- **OBJECTIVE**
Please transcribe the listing below in full and word for word, without its pictures.

[Dataset items]
>> start
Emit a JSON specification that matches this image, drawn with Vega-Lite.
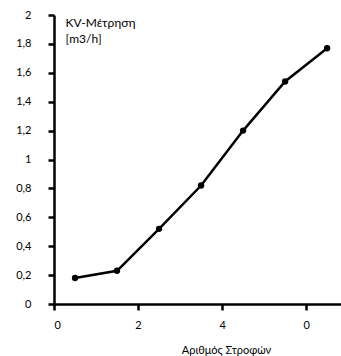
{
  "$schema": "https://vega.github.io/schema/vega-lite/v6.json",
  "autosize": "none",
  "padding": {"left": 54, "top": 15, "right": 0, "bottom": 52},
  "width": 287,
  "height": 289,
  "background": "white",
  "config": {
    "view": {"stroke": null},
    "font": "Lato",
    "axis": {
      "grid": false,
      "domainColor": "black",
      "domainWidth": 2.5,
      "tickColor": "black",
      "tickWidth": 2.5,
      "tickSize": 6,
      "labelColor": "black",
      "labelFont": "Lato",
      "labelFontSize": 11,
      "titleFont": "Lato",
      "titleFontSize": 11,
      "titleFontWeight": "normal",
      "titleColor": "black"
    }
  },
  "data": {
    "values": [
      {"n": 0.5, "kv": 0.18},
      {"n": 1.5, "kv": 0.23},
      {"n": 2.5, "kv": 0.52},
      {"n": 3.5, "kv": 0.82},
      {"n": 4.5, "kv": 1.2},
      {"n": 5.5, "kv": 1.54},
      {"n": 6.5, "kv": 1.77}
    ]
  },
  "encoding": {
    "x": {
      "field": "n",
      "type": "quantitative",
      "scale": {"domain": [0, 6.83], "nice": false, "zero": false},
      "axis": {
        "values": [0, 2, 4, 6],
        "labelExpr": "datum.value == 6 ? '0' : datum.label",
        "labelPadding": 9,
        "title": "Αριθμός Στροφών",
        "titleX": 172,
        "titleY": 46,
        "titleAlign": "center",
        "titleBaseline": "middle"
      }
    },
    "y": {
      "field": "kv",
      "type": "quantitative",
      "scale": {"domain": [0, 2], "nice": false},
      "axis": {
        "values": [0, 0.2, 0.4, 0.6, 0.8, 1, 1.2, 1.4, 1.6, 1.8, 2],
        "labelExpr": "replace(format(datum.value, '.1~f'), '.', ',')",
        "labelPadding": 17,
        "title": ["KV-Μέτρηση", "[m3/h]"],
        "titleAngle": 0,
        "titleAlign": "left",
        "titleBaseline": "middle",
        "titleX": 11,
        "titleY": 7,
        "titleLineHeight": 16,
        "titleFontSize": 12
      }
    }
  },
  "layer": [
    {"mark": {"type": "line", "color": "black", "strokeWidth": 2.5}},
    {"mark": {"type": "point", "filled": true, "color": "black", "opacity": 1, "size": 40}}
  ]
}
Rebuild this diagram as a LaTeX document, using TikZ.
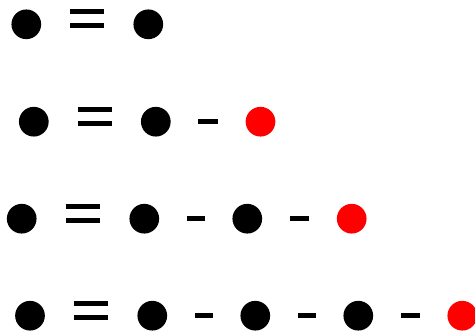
>> end
- **RESULT FOR THIS EXERCISE**
Emit a JSON specification that matches this image, drawn with Vega-Lite.
{
  "$schema": "https://vega.github.io/schema/vega-lite/v6.json",
  "autosize": "none",
  "padding": {"left": 54, "top": 15, "right": 0, "bottom": 52},
  "width": 287,
  "height": 289,
  "background": "white",
  "config": {
    "view": {"stroke": null},
    "font": "Lato",
    "axis": {
      "grid": false,
      "domainColor": "black",
      "domainWidth": 2.5,
      "tickColor": "black",
      "tickWidth": 2.5,
      "tickSize": 6,
      "labelColor": "black",
      "labelFont": "Lato",
      "labelFontSize": 11,
      "titleFont": "Lato",
      "titleFontSize": 11,
      "titleFontWeight": "normal",
      "titleColor": "black"
    }
  },
  "data": {
    "values": [
      {"n": 0.5, "kv": 0.18},
      {"n": 1.5, "kv": 0.23},
      {"n": 2.5, "kv": 0.52},
      {"n": 3.5, "kv": 0.82},
      {"n": 4.5, "kv": 1.2},
      {"n": 5.5, "kv": 1.54},
      {"n": 6.5, "kv": 1.77}
    ]
  },
  "encoding": {
    "x": {
      "field": "n",
      "type": "quantitative",
      "scale": {"domain": [0, 6.83], "nice": false, "zero": false},
      "axis": {
        "values": [0, 2, 4, 6],
        "labelExpr": "datum.value == 6 ? '0' : datum.label",
        "labelPadding": 9,
        "title": "Αριθμός Στροφών",
        "titleX": 172,
        "titleY": 46,
        "titleAlign": "center",
        "titleBaseline": "middle"
      }
    },
    "y": {
      "field": "kv",
      "type": "quantitative",
      "scale": {"domain": [0, 2], "nice": false},
      "axis": {
        "values": [0, 0.2, 0.4, 0.6, 0.8, 1, 1.2, 1.4, 1.6, 1.8, 2],
        "labelExpr": "replace(format(datum.value, '.1~f'), '.', ',')",
        "labelPadding": 17,
        "title": ["KV-Μέτρηση", "[m3/h]"],
        "titleAngle": 0,
        "titleAlign": "left",
        "titleBaseline": "middle",
        "titleX": 11,
        "titleY": 7,
        "titleLineHeight": 16,
        "titleFontSize": 12
      }
    }
  },
  "layer": [
    {"mark": {"type": "line", "color": "black", "strokeWidth": 2.5}},
    {"mark": {"type": "point", "filled": true, "color": "black", "opacity": 1, "size": 40}}
  ]
}
Rebuild this diagram as a LaTeX document, using TikZ.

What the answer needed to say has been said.